Scaramouche, the King Maker is its much more dark and cynical cousin. Gone, for the most part, are Andre Louis' unending witty repartee and cutting come-backs. He is now pure Machiavellian schemer who seems to bring the downfall of the powerful as a whim and sends men (mostly scoundrels, but innocents also get caught as collateral damage) to the guillotine simply as a game or test of his skill. Despite being one of the best swordsmen in France, there is not a single duel. He never draws his blade. His mind and capacity to plot and exploit the weaknesses of powerful men is much more powerful.
We watch over and over again as he coaxes the wealthy and powerful out onto a limb, while he saws it off behind them with a cynical smile, taking no joy in his success. He has no true motivation, no principles----he does not support any cause, in fact he has contempt for those who benefit from his machinations. He just manipulates and wreaks havoc.

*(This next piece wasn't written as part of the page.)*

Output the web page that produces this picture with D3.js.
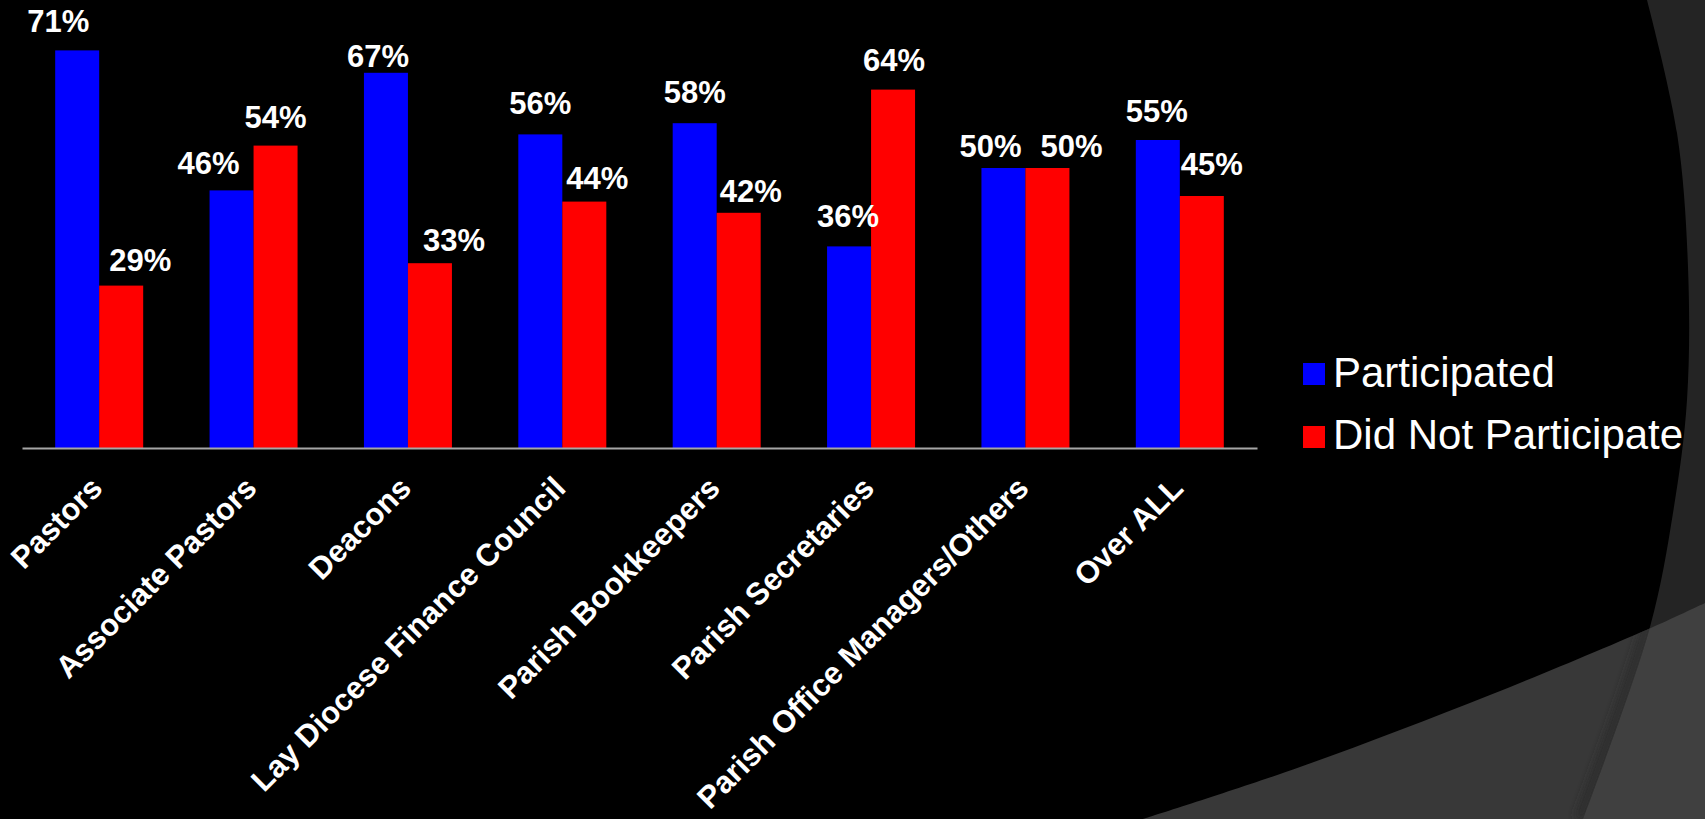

Yes, his love for Aline in a primary motivator, but I found his behavior to be disturbing and amoral. I think that might be what Sabatini was looking for. This novel is a condemnation of the French Revolution as well as how power corrupts all it touches. There are no heroes in this novel, really. All are protecting their own interest and whose head will fall into the basket is more a function of timing and which way the wind blows.
The King Maker is nowhere near as much fun as Scaramouche. It is sort of like The Unforgiven was to westerns---an adventure of the French Revolution without the romance and myth. Just betrayal, greed, the exercise of power, and the basest of human traits on display. In other words, it is realistic and a more complex and modern novel.